No crime is minor. Even if you suffer no immediate penalties, a conviction on your record may impede your future in ways you can't imagine. While you may be tempted to shrug off a speeding ticket or plead guilty to a misdemeanor just to get it over with, you may be making a mistake that will punish you for years to come.

One criminal charge you may think is minor is disorderly conduct. While this is a misdemeanor -- called a disorderly persons violation in New Jersey – you may still face penalties that could change the complexion of your future.

What is disorderly conduct?

If police have charged you with disorderly conduct, it means someone has accused you of misbehaving in public. Typically, public areas are those where many people gather. However, even if many people weren't present at the time, your behavior annoyed or worried someone enough that they called the police. You may have committed one of these offenses:

  • Fighting
  • Making threats
  • Placing others in danger for no good reason
  • Being too rowdy
  • Behaving violently

It may also shock you to learn that in New Jersey, using offensive language can earn you a disorderly conduct charge. This doesn't necessarily mean using curse words, but any language that may offend anyone close enough to hear.

What if I just plead guilty?

If you are convicted or simply plead guilty to disorderly conduct, you face penalties including fines and up to six months in jail. Of course, if your actions caused any damage or injured anyone, the court will likely require you to make restitution to the person affected. These penalties may seem steep if you consider that the charge is likely based on a subjective judgement.

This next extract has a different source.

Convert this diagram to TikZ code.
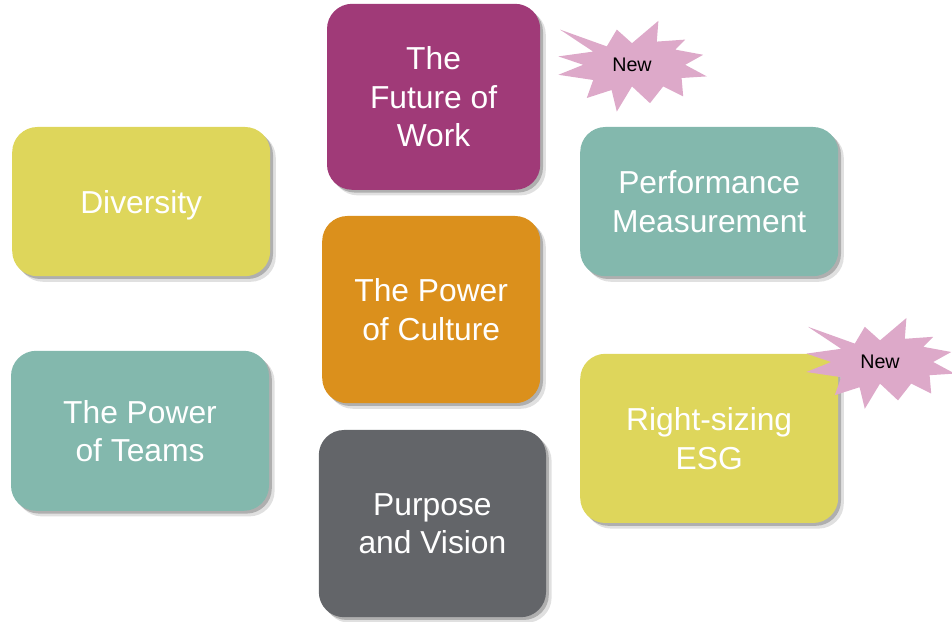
\documentclass[tikz,border=0pt]{standalone}
\usepackage{fontspec}
\setmainfont{Liberation Sans}
\usepackage{tikz}
\usetikzlibrary{shapes,shadows,calc}
\usepackage{color}
\definecolor{plum}{RGB}{160,58,120}
\definecolor{mustard}{RGB}{222,214,91}
\definecolor{sage}{RGB}{131,184,173}
\definecolor{amber}{RGB}{219,144,28}
\definecolor{slate}{RGB}{99,101,105}
\definecolor{blush}{RGB}{221,169,201}

\begin{document}
\begin{tikzpicture}[auto, outer sep=0pt, inner sep=0pt,
  box/.style={rounded corners=0.63cm, align=center, text=white, text depth=0pt,
    font=\fontsize{22.6}{27.3}\selectfont,
    drop shadow={shadow xshift=0.14cm, shadow yshift=-0.14cm, opacity=0.12, fill=black},
    drop shadow={shadow xshift=0.07cm, shadow yshift=-0.07cm, opacity=0.22, fill=black}},
  burst/.style={fill=blush},
  newtag/.style={font=\fontsize{14}{16}\selectfont}]

\useasboundingbox (0,0) rectangle (23.8,15.55);

\node[box, fill=plum, minimum width=5.33cm, minimum height=4.65cm] at (10.84, 13.13) (FUTURE) {The\\Future of\\Work};
\node[box, fill=mustard, minimum width=6.45cm, minimum height=3.73cm] at (3.53, 10.51) (DIVERSITY) {Diversity};
\node[box, fill=sage, minimum width=6.45cm, minimum height=3.73cm] at (17.73, 10.51) (PERFORMANCE) {Performance\\Measurement};
\node[box, fill=amber, minimum width=5.45cm, minimum height=4.68cm] at (10.78, 7.81) (CULTURE) {The Power\\of Culture};
\node[box, fill=sage, minimum width=6.45cm, minimum height=4.0cm] at (3.5, 4.78) (TEAMS) {The Power\\of Teams};
\node[box, fill=mustard, minimum width=6.45cm, minimum height=4.23cm] at (17.73, 4.59) (ESG) {Right-sizing\\ESG};
\node[box, fill=slate, minimum width=5.68cm, minimum height=4.68cm] at (10.81, 2.46) (PURPOSE) {Purpose\\and Vision};

% new flags
\fill[burst, shift={(15.8,13.93)}] (-1.80,0.88) -- (-0.63,0.46) -- (-0.38,0.88) -- (0.0,0.54)
    -- (0.66,1.10) -- (0.62,0.58) -- (1.33,0.63) -- (1.08,0.38) -- (1.78,0.25) -- (1.33,0.0)
    -- (1.87,-0.29) -- (1.24,-0.33) -- (1.28,-0.79) -- (0.78,-0.54) -- (0.45,-0.96) -- (0.0,-0.54)
    -- (-0.38,-1.17) -- (-0.51,-0.63) -- (-1.13,-0.83) -- (-0.97,-0.38) -- (-1.84,-0.25) -- (-1.22,0.0)
    -- (-1.84,0.21) -- (-0.97,0.33) -- cycle;
\node[newtag] at (15.8, 13.93) (NEW_1) {New};

\fill[burst, shift={(22.0,6.5)}] (-1.80,0.88) -- (-0.63,0.46) -- (-0.38,0.88) -- (0.0,0.54)
    -- (0.66,1.10) -- (0.62,0.58) -- (1.33,0.63) -- (1.08,0.38) -- (1.78,0.25) -- (1.33,0.0)
    -- (1.87,-0.29) -- (1.24,-0.33) -- (1.28,-0.79) -- (0.78,-0.54) -- (0.45,-0.96) -- (0.0,-0.54)
    -- (-0.38,-1.17) -- (-0.51,-0.63) -- (-1.13,-0.83) -- (-0.97,-0.38) -- (-1.84,-0.25) -- (-1.22,0.0)
    -- (-1.84,0.21) -- (-0.97,0.33) -- cycle;
\node[newtag] at (22.0, 6.5) (NEW_2) {New};

\end{tikzpicture}
\end{document}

These are the short-term consequences. A conviction on your record means that you may also have difficulty finding a job. Those responsible for hiring are often reluctant to consider candidates with such marks on their records because they fear the person is too much of a risk. Additionally, a criminal conviction, even for a misdemeanor, may affect your eligibility for housing, financial aid or other opportunities.

What should I do next?

Just because New Jersey calls a certain crime a misdemeanor does not mean you will not bear serious consequences if convicted. While those consequences may seem tolerable, you may not even realize the real effect for years down the road. The best way to avoid this complication is to fight the charges.

An attorney who has seen countless crimes of all levels understands the true price you will pay for a conviction. Allowing a lawyer to examine your case may be the first step in keeping your future bright and free from obstacles.